> _Data extract_:
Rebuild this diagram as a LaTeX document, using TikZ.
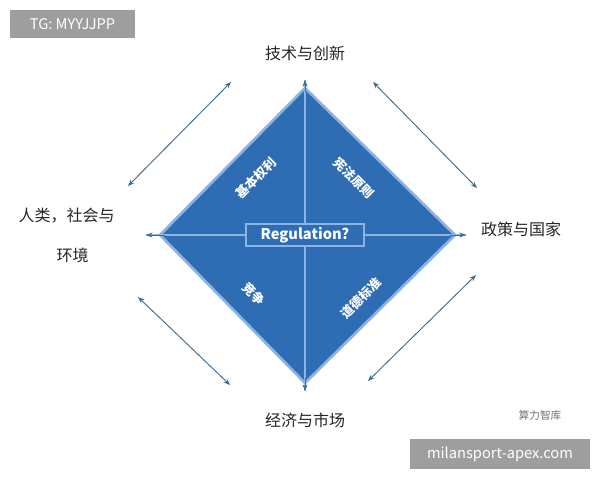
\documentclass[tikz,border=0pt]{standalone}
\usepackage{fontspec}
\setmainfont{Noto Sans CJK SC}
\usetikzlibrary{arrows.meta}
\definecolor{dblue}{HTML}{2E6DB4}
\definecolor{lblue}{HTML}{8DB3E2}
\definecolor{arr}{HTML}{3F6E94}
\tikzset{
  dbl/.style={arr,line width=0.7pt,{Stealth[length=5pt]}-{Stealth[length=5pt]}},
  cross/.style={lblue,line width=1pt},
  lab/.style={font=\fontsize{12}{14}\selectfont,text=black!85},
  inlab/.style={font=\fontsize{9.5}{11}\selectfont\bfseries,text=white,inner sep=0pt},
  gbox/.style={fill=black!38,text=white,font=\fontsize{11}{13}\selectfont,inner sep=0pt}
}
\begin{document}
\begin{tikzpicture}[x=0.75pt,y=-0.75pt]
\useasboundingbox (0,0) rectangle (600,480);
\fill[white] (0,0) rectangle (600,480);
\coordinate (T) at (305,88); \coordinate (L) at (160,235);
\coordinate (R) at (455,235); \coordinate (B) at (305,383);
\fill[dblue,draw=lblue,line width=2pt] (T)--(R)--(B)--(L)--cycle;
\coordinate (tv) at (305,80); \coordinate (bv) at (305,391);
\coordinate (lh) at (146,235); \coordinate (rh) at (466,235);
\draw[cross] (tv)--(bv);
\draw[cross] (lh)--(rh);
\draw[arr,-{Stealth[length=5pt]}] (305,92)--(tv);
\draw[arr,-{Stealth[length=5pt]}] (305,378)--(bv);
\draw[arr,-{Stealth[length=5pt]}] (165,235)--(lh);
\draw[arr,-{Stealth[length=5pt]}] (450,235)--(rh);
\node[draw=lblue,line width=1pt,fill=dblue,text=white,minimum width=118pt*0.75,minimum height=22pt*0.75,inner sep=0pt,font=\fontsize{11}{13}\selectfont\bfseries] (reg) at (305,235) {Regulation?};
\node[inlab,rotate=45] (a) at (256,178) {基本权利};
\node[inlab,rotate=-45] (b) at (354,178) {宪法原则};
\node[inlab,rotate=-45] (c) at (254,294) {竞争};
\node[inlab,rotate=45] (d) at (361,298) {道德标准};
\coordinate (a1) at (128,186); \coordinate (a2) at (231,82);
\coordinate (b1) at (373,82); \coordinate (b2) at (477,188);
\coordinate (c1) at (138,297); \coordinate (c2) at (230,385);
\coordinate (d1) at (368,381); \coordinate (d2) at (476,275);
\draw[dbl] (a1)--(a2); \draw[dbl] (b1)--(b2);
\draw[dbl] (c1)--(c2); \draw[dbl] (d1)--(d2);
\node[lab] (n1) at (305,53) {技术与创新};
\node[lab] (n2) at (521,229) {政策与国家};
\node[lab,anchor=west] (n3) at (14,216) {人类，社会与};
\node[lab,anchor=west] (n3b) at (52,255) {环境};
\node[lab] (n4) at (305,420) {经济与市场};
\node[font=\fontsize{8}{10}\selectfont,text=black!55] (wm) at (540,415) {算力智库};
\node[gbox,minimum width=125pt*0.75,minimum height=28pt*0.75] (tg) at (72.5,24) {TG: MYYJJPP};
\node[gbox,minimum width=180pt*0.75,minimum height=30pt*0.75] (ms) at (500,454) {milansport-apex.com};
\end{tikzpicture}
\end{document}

> _To do_: Using the data above, print every line exactly, omitting pictures.

> _Solved problem_:
Rebuild this diagram as a LaTeX document, using TikZ.
\documentclass[tikz,border=0pt]{standalone}
\usepackage{fontspec}
\setmainfont{Noto Sans CJK SC}
\usetikzlibrary{arrows.meta}
\definecolor{dblue}{HTML}{2E6DB4}
\definecolor{lblue}{HTML}{8DB3E2}
\definecolor{arr}{HTML}{3F6E94}
\tikzset{
  dbl/.style={arr,line width=0.7pt,{Stealth[length=5pt]}-{Stealth[length=5pt]}},
  cross/.style={lblue,line width=1pt},
  lab/.style={font=\fontsize{12}{14}\selectfont,text=black!85},
  inlab/.style={font=\fontsize{9.5}{11}\selectfont\bfseries,text=white,inner sep=0pt},
  gbox/.style={fill=black!38,text=white,font=\fontsize{11}{13}\selectfont,inner sep=0pt}
}
\begin{document}
\begin{tikzpicture}[x=0.75pt,y=-0.75pt]
\useasboundingbox (0,0) rectangle (600,480);
\fill[white] (0,0) rectangle (600,480);
\coordinate (T) at (305,88); \coordinate (L) at (160,235);
\coordinate (R) at (455,235); \coordinate (B) at (305,383);
\fill[dblue,draw=lblue,line width=2pt] (T)--(R)--(B)--(L)--cycle;
\coordinate (tv) at (305,80); \coordinate (bv) at (305,391);
\coordinate (lh) at (146,235); \coordinate (rh) at (466,235);
\draw[cross] (tv)--(bv);
\draw[cross] (lh)--(rh);
\draw[arr,-{Stealth[length=5pt]}] (305,92)--(tv);
\draw[arr,-{Stealth[length=5pt]}] (305,378)--(bv);
\draw[arr,-{Stealth[length=5pt]}] (165,235)--(lh);
\draw[arr,-{Stealth[length=5pt]}] (450,235)--(rh);
\node[draw=lblue,line width=1pt,fill=dblue,text=white,minimum width=118pt*0.75,minimum height=22pt*0.75,inner sep=0pt,font=\fontsize{11}{13}\selectfont\bfseries] (reg) at (305,235) {Regulation?};
\node[inlab,rotate=45] (a) at (256,178) {基本权利};
\node[inlab,rotate=-45] (b) at (354,178) {宪法原则};
\node[inlab,rotate=-45] (c) at (254,294) {竞争};
\node[inlab,rotate=45] (d) at (361,298) {道德标准};
\coordinate (a1) at (128,186); \coordinate (a2) at (231,82);
\coordinate (b1) at (373,82); \coordinate (b2) at (477,188);
\coordinate (c1) at (138,297); \coordinate (c2) at (230,385);
\coordinate (d1) at (368,381); \coordinate (d2) at (476,275);
\draw[dbl] (a1)--(a2); \draw[dbl] (b1)--(b2);
\draw[dbl] (c1)--(c2); \draw[dbl] (d1)--(d2);
\node[lab] (n1) at (305,53) {技术与创新};
\node[lab] (n2) at (521,229) {政策与国家};
\node[lab,anchor=west] (n3) at (14,216) {人类，社会与};
\node[lab,anchor=west] (n3b) at (52,255) {环境};
\node[lab] (n4) at (305,420) {经济与市场};
\node[font=\fontsize{8}{10}\selectfont,text=black!55] (wm) at (540,415) {算力智库};
\node[gbox,minimum width=125pt*0.75,minimum height=28pt*0.75] (tg) at (72.5,24) {TG: MYYJJPP};
\node[gbox,minimum width=180pt*0.75,minimum height=30pt*0.75] (ms) at (500,454) {milansport-apex.com};
\end{tikzpicture}
\end{document}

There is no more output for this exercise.